Directions – Check each line of the material below, and copy it if it holds the string "with".

Excerpted records –

"""

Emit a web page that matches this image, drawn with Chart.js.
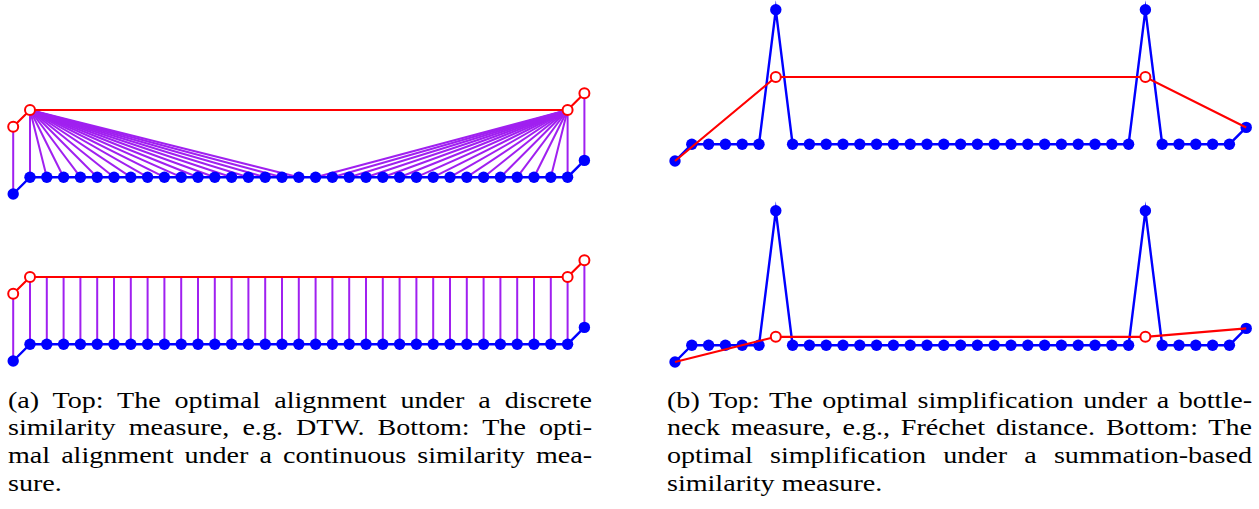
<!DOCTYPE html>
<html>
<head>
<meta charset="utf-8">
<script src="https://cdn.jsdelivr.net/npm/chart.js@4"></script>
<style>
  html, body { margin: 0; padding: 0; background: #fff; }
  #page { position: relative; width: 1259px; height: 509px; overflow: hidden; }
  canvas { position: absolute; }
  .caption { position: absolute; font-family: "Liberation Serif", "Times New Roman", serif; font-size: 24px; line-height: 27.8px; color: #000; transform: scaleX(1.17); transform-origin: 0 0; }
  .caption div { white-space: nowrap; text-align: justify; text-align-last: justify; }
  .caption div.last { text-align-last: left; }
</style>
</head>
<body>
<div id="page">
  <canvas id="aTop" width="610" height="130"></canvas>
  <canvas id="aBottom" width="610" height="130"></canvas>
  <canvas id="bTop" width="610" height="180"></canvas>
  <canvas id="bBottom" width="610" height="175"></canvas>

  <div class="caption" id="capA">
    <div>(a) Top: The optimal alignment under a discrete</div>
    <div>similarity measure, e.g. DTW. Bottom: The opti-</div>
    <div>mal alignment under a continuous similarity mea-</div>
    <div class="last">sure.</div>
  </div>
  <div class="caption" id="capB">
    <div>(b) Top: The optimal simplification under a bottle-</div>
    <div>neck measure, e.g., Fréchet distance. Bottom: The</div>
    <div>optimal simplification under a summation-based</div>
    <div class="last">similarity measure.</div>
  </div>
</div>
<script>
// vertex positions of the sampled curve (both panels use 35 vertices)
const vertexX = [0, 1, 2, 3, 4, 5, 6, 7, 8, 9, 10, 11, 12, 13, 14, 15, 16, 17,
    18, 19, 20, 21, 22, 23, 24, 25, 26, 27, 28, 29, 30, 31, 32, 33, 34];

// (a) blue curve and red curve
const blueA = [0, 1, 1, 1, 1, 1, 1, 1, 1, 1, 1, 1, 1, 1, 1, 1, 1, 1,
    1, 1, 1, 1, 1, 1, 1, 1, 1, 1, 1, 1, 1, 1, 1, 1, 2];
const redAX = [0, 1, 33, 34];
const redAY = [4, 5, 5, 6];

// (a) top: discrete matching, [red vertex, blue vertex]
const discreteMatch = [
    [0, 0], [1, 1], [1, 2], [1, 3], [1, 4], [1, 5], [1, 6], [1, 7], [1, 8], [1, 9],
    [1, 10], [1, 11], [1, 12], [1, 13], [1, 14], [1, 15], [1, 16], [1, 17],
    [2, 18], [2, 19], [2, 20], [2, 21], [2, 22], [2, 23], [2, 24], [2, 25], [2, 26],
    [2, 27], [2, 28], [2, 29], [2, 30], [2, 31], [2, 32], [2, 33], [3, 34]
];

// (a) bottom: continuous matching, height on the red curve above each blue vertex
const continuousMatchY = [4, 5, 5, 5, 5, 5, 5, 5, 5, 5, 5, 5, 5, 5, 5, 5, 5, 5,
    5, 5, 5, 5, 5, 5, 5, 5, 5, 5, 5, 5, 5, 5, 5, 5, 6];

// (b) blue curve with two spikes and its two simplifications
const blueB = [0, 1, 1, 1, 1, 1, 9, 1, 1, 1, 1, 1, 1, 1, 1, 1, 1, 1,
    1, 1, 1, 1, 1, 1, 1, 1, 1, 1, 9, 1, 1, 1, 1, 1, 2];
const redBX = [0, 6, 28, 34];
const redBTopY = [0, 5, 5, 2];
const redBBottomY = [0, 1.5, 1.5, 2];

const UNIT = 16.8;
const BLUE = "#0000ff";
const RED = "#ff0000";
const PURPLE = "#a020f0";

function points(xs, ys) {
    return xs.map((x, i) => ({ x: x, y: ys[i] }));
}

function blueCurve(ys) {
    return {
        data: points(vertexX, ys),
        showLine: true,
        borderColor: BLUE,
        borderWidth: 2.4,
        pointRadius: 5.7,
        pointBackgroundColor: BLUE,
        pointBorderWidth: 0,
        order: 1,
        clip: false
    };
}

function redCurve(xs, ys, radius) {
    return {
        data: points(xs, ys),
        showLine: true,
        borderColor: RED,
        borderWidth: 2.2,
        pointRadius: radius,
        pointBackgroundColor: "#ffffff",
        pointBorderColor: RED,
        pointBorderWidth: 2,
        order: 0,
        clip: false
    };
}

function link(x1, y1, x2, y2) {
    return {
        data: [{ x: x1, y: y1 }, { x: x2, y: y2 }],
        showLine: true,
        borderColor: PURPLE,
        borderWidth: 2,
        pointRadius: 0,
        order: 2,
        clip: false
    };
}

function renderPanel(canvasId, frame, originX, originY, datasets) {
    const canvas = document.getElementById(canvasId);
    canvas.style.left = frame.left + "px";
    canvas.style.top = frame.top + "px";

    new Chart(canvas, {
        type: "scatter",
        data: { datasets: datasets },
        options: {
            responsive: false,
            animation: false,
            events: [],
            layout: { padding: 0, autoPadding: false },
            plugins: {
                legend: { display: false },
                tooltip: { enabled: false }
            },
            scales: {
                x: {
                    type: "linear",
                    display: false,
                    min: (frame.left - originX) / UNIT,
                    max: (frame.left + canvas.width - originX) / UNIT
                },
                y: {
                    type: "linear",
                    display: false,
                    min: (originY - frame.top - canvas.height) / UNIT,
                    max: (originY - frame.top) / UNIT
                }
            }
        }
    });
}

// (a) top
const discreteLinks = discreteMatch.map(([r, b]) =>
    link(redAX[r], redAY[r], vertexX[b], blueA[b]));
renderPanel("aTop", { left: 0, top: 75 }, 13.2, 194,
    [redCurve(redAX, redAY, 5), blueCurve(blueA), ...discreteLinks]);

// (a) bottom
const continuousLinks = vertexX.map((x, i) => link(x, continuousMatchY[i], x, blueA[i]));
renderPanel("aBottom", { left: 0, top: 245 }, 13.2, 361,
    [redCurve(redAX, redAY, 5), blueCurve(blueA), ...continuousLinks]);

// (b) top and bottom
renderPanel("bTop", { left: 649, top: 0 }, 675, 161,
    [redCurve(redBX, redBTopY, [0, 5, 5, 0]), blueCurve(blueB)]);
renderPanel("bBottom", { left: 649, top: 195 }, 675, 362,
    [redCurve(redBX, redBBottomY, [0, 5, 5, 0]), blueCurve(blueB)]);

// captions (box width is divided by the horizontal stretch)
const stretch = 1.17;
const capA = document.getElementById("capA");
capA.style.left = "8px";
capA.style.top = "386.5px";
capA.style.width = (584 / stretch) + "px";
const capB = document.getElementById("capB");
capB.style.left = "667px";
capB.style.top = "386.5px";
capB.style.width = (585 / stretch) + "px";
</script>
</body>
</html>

"""
"""

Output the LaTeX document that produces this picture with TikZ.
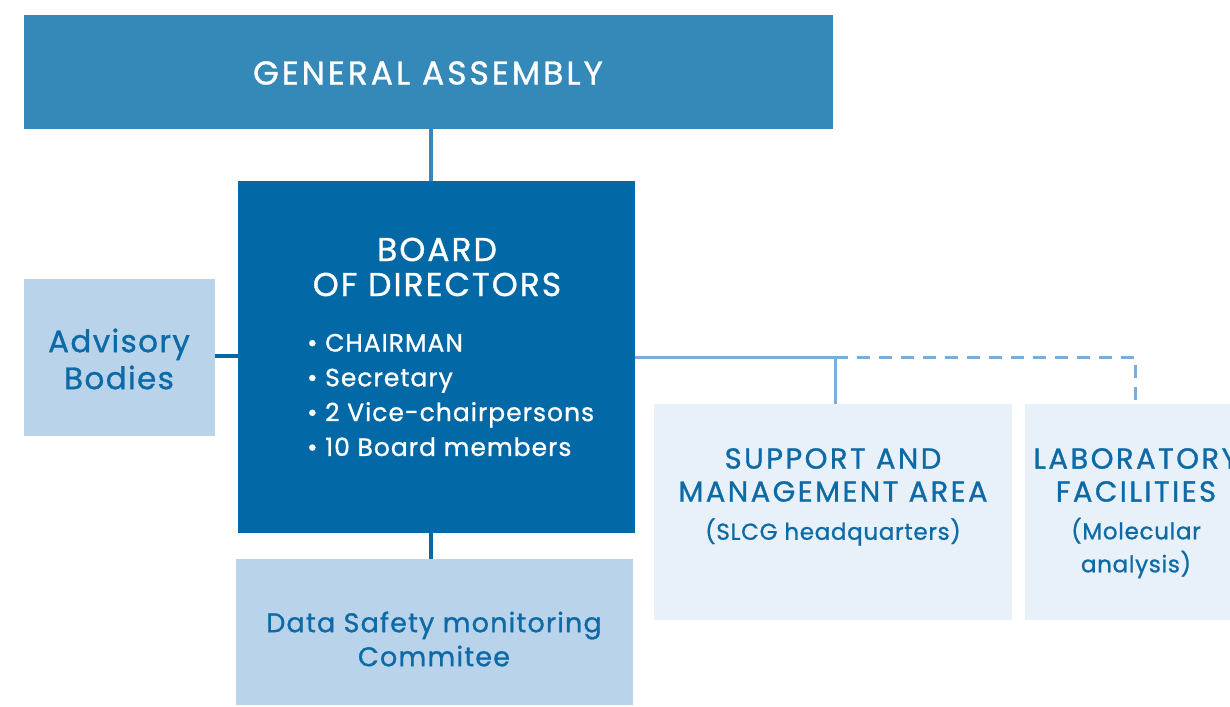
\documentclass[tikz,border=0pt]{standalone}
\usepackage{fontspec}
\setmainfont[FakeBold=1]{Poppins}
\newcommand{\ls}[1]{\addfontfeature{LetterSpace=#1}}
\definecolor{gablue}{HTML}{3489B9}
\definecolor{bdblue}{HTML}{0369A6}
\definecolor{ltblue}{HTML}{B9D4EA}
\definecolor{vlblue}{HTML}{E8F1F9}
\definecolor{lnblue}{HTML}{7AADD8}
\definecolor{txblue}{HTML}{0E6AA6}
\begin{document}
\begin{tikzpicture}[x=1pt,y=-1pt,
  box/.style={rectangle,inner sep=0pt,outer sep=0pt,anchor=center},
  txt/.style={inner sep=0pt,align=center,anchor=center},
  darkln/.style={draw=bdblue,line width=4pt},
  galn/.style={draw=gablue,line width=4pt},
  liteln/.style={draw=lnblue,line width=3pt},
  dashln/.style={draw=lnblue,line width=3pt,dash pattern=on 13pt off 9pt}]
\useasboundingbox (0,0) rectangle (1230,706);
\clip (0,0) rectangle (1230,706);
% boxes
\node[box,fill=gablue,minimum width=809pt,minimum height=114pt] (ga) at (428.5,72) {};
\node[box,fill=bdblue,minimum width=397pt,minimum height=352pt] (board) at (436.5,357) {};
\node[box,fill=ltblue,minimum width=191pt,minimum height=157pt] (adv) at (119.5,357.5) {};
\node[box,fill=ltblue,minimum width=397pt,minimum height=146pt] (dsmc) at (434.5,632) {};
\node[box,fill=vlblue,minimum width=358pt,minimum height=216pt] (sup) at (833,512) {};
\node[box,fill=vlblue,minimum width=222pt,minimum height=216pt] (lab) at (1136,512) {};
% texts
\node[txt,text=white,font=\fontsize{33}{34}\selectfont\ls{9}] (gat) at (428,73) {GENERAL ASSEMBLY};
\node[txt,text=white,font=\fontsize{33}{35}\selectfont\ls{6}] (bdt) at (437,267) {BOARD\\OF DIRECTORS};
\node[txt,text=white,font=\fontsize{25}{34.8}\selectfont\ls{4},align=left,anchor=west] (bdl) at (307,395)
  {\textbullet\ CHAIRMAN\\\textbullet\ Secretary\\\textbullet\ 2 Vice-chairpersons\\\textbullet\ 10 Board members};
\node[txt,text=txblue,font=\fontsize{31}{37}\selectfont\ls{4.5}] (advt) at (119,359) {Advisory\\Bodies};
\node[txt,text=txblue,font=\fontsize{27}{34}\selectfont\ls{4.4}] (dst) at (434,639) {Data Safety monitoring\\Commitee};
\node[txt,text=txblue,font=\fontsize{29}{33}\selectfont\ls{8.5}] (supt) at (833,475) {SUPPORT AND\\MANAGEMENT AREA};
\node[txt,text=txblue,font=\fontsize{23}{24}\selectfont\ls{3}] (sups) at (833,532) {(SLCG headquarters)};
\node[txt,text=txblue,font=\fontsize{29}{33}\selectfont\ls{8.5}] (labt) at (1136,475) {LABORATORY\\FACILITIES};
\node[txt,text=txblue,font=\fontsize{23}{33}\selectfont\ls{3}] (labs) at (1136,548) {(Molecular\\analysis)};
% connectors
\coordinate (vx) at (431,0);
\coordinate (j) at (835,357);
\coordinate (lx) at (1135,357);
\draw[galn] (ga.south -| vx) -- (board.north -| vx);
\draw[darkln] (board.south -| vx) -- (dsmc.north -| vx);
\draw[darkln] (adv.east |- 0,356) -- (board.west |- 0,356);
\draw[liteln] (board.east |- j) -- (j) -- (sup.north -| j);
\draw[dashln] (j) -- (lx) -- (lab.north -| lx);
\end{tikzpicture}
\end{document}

"""
"""

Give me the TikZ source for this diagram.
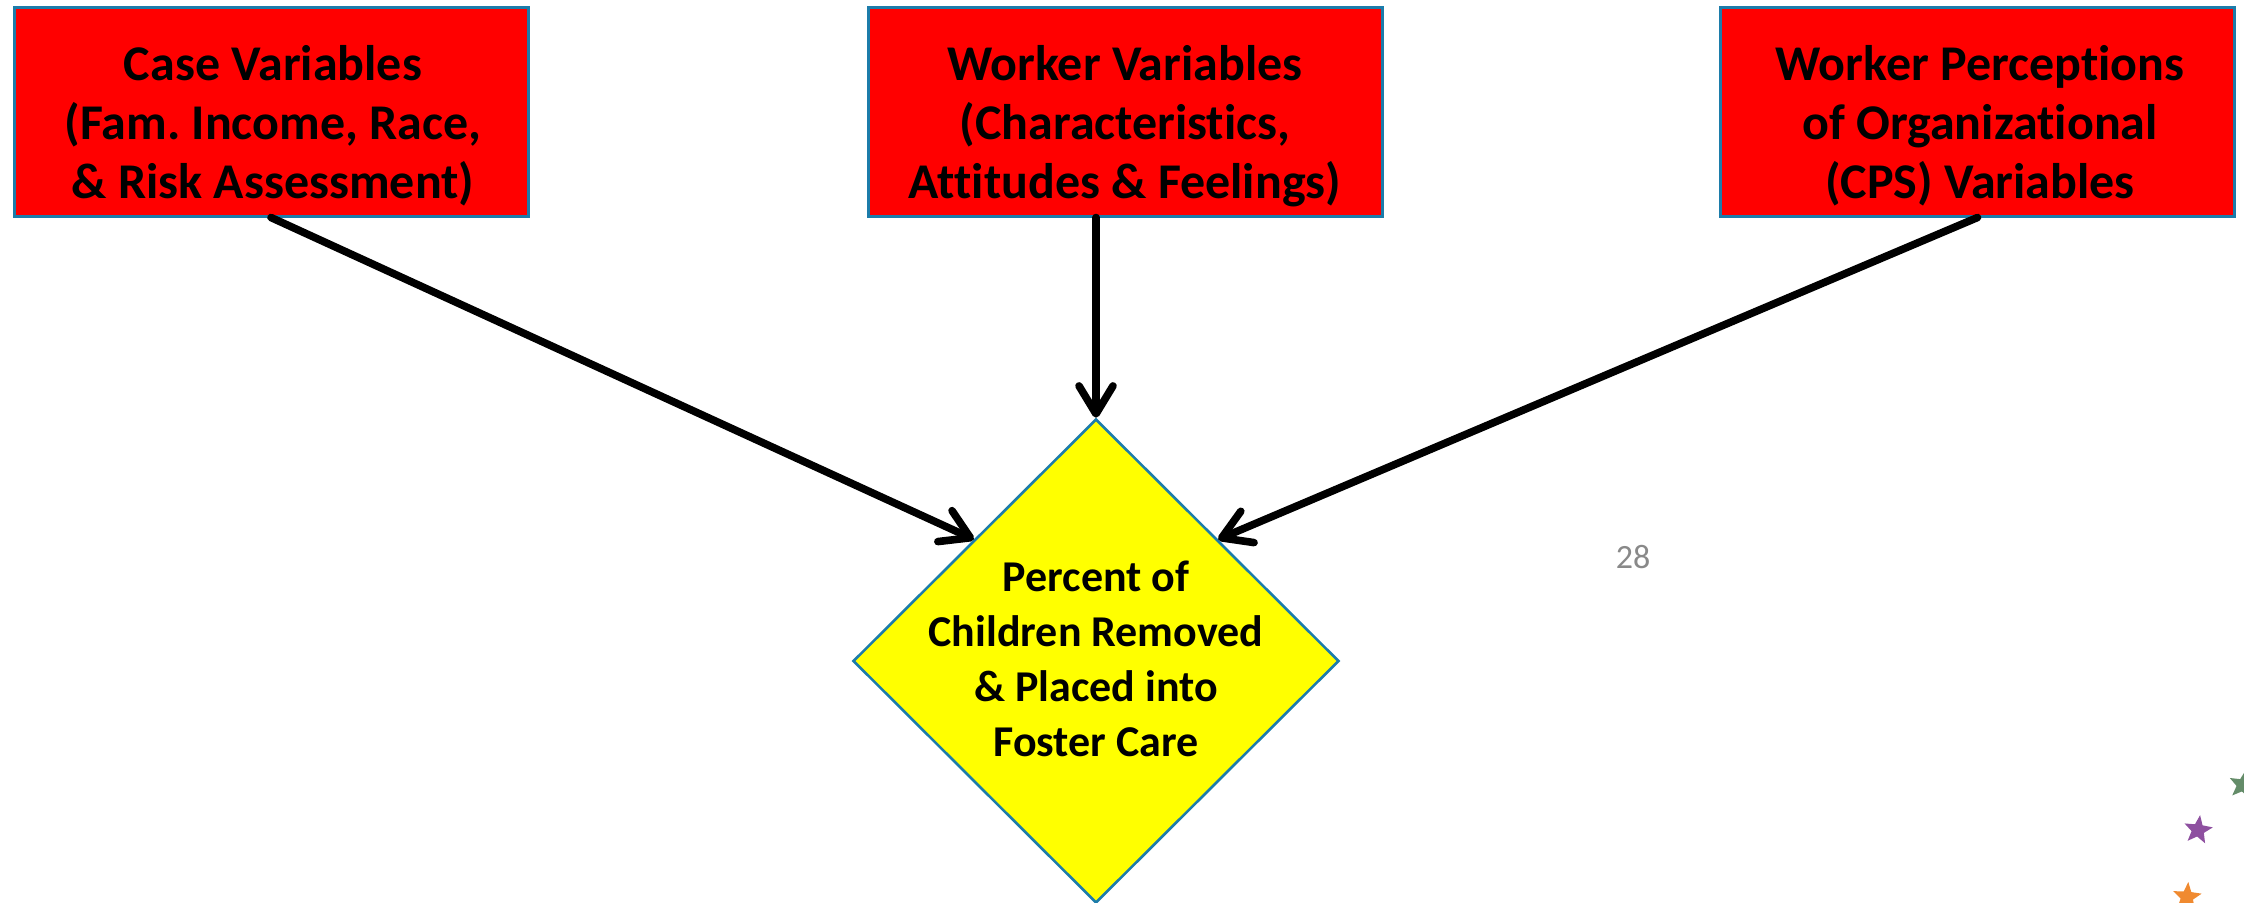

"""

Solution to the problem –
Emit a web page that matches this image, drawn with Chart.js.
// (b) blue curve with two spikes and its two simplifications
Output the LaTeX document that produces this picture with TikZ.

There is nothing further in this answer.